The Housing Ombudsman has recorded a finding of maladministration against a major social landlord for its handling of a shared owner’s request for information to enable her to complete the sale of her property including information on the building’s cladding.
The finding against L&Q was revealed in the Ombudsman’s latest batch of published decisions.
The Ombudsman found that although L&Q had taken some appropriate steps, it failed to provide information that it could reasonably have been expected to provide and, given the resident’s difficult situation, it should have taken her individual circumstances into account when making its decision.
L&Q was ordered to apologise, pay £400 compensation, provide the outstanding information and consider any other actions it could take to assist the resident.
The investigation also found that the social landlord did not have a reverse staircasing policy. The Housing Ombudsman ordered L&Q to reconsider its position on reverse staircasing in exceptional circumstances. The social landlord has now produced a policy on reverse staircasing.
The Housing Ombudsman highlighted two other cases, one involving a local authority:
- A case concerning the level of compensation Peabody (202014120) offered following a resident’s complaint about its handling of a leak where the Housing Ombudsman used its mediation process to resolve the dispute. The landlord had acknowledged its shortcomings in delivering the service and offered compensation totalling £2,223.89. The resident was not satisfied with the resolution and wanted Peabody to also cover the full cost of carpet installation at £1,200. Both the landlord and resident agreed to engage in the mediation process. The landlord agreed to pay an additional £600 for the cost of the carpet replacement.
- In a case about Birmingham City Council (201910688) the Housing Ombudsman found there was no maladministration for the resident’s reports about repairs or damage to property as the landlord had taken appropriate steps to identify the repairs it was responsible for and arranged works. It had also given the resident a compensation form to make a financial claim. However, the Ombudsman found service failure as the landlord’s final response on the complaint was not comprehensive and it had not kept records of its repair actions. In addition to ordering the landlord to pay compensation and update the resident on any outstanding work, the Ombudsman recommended the landlord review its repairs and complaints record keeping, and its complaint handling in line with good practice and the Ombudsman’s Complaint Handling Code.
Richard Blakeway, Housing Ombudsman, said: “Our online casebook continues to grow providing valuable insight and learning for the sector, in addition to our range of reports highlighting lessons on specific issues for landlords.

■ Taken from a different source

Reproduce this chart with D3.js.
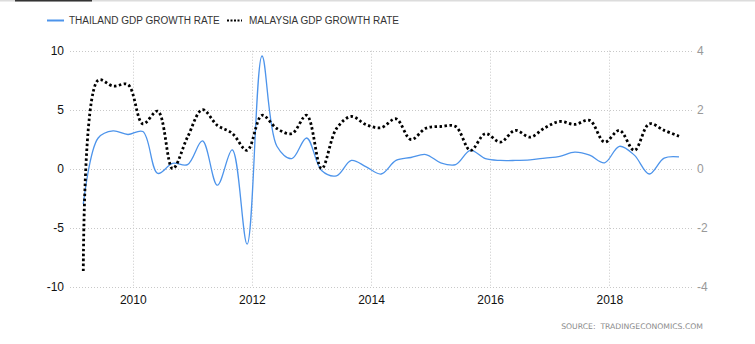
<!DOCTYPE html>
<html>
<head>
<meta charset="utf-8">
<script src="https://cdn.jsdelivr.net/npm/d3@7"></script>
<style>
html,body{margin:0;padding:0;background:#fff;}
svg{display:block;}
</style>
</head>
<body>
<svg id="chart" width="755" height="344"></svg>
<script>
// quarterly observations, 2009 Q1 .. 2019 Q1
const startYear = 2009.17;
const quarterStep = 0.25;
const thailand = [-3.0, 2.6, 3.2, 2.9, 3.15, -0.4, 0.45, 0.35, 2.35, -1.4, 1.6, -6.4, 9.55,
  1.9, 0.85, 2.6, -0.15, -0.6, 0.7, 0.15, -0.45, 0.7, 0.95, 1.2, 0.5, 0.35, 1.55, 0.85, 0.7,
  0.7, 0.75, 0.9, 1.05, 1.4, 1.15, 0.5, 1.9, 1.15, -0.45, 0.9, 1.0];
const malaysia = [-3.47, 3.0, 2.8, 2.85, 1.52, 1.95, 0.0, 1.07, 2.0, 1.47, 1.2, 0.62, 1.81,
  1.36, 1.19, 1.81, 0.0, 1.36, 1.77, 1.49, 1.39, 1.69, 0.99, 1.37, 1.43, 1.43, 0.62, 1.19, 0.9,
  1.3, 1.07, 1.39, 1.6, 1.5, 1.64, 0.9, 1.3, 0.62, 1.52, 1.3, 1.1];
const leftTicks = [-10, -5, 0, 5, 10];
const rightTicks = [-4, -2, 0, 2, 4];
const yearTicks = [2010, 2012, 2014, 2016, 2018];
const seriesNames = ["THAILAND GDP GROWTH RATE", "MALAYSIA GDP GROWTH RATE"];
const sourceText = "SOURCE:  TRADINGECONOMICS.COM";

(function () {
const svg = d3.select("#chart");
const pL = 70, pR = 692, pT = 50.7, pB = 286.7;
const fmt = d => String(d);

const x = d3.scaleLinear().domain([2008.947, 2019.388]).range([pL, pR]);
const yL = d3.scaleLinear().domain([-10, 10]).range([pB, pT]);
const yR = d3.scaleLinear().domain([-4, 4]).range([pB, pT]);

// top decoration
svg.append("rect").attr("x", 0).attr("y", 0).attr("width", 755).attr("height", 1.5).attr("fill", "#dcdcdc");
svg.append("rect").attr("x", 15).attr("y", 0).attr("width", 77).attr("height", 1.5).attr("fill", "#333");

// grid
const g = svg.append("g");
g.selectAll(".hg").data(leftTicks).join("line")
  .attr("x1", pL).attr("x2", pR)
  .attr("y1", d => Math.round(yL(d)) + 0.5).attr("y2", d => Math.round(yL(d)) + 0.5)
  .attr("stroke", "#c8c8c8").attr("stroke-width", 1).attr("stroke-dasharray", "1,2");
g.selectAll(".vg").data(yearTicks).join("line")
  .attr("x1", d => Math.round(x(d)) + 0.5).attr("x2", d => Math.round(x(d)) + 0.5)
  .attr("y1", pT).attr("y2", pB)
  .attr("stroke", "#c8c8c8").attr("stroke-width", 1).attr("stroke-dasharray", "1,2");

// axes
const axL = d3.axisLeft(yL).tickValues(leftTicks).tickSize(0).tickPadding(6).tickFormat(fmt);
const gl = svg.append("g").attr("transform", `translate(${pL},0)`).call(axL);
gl.select(".domain").remove();
gl.selectAll("text").attr("font-family", "Liberation Sans, Arial, sans-serif").attr("font-size", 12).attr("fill", "#111");

const axR = d3.axisRight(yR).tickValues(rightTicks).tickSize(0).tickPadding(5).tickFormat(fmt);
const gr = svg.append("g").attr("transform", `translate(${pR},0)`).call(axR);
gr.select(".domain").remove();
gr.selectAll("text").attr("font-family", "Liberation Sans, Arial, sans-serif").attr("font-size", 12).attr("fill", "#999");

const axB = d3.axisBottom(x).tickValues(yearTicks).tickSize(0).tickPadding(9).tickFormat(fmt);
const gb = svg.append("g").attr("transform", `translate(0,${pB})`).call(axB);
gb.select(".domain").remove();
gb.selectAll("text").attr("font-family", "Liberation Sans, Arial, sans-serif").attr("font-size", 12).attr("fill", "#111");

// lines
const lineT = d3.line().x((d, i) => x(startYear + i * quarterStep)).y(d => yL(d)).curve(d3.curveCatmullRom.alpha(0.5));
const lineM = d3.line().x((d, i) => x(startYear + i * quarterStep)).y(d => yR(d)).curve(d3.curveCatmullRom.alpha(0.5));

svg.append("path").datum(thailand).attr("d", lineT)
  .attr("fill", "none").attr("stroke", "#4d94eb").attr("stroke-width", 1.3);
svg.append("path").datum(malaysia).attr("d", lineM)
  .attr("fill", "none").attr("stroke", "#000").attr("stroke-width", 2.8).attr("stroke-dasharray", "2.5,2.5");

// legend
const lg = svg.append("g");
lg.append("line").attr("x1", 47).attr("x2", 64).attr("y1", 20.5).attr("y2", 20.5).attr("stroke", "#4d94eb").attr("stroke-width", 2);
lg.append("text").attr("x", 69).attr("y", 24).text(seriesNames[0])
  .attr("font-family", "Liberation Sans, Arial, sans-serif").attr("font-size", 10).attr("fill", "#333");
lg.append("line").attr("x1", 227).attr("x2", 242).attr("y1", 20.5).attr("y2", 20.5).attr("stroke", "#000").attr("stroke-width", 2).attr("stroke-dasharray", "2,1.5");
lg.append("text").attr("x", 249).attr("y", 24).text(seriesNames[1])
  .attr("font-family", "Liberation Sans, Arial, sans-serif").attr("font-size", 10).attr("fill", "#333");

// source
svg.append("text").attr("x", 703).attr("y", 329).attr("text-anchor", "end")
  .attr("font-family", "DejaVu Sans, Verdana, sans-serif").attr("font-size", 7.7).attr("fill", "#8a8a8a")
  .attr("xml:space", "preserve").style("white-space", "pre").text(sourceText);
})();
</script>
</body>
</html>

“Two of the cases included here refer to our thematic Spotlight reports. One of the three key actions in our Spotlight report on Dealing with cladding complaints was the need to address residents’ individual circumstances and, where appropriate, to exercise discretion as with other complaints. I welcome that, in complying with our order, the landlord in this case has introduced a reverse staircasing policy. In our Spotlight report on Complaints about repairs we emphasised the importance of addressing all issues raised in a complaint and the need for clear, accurate and easily accessible record keeping.
“I would encourage landlords to make use of all the resources available on our website and benefit from lessons learned that we share across the sector.”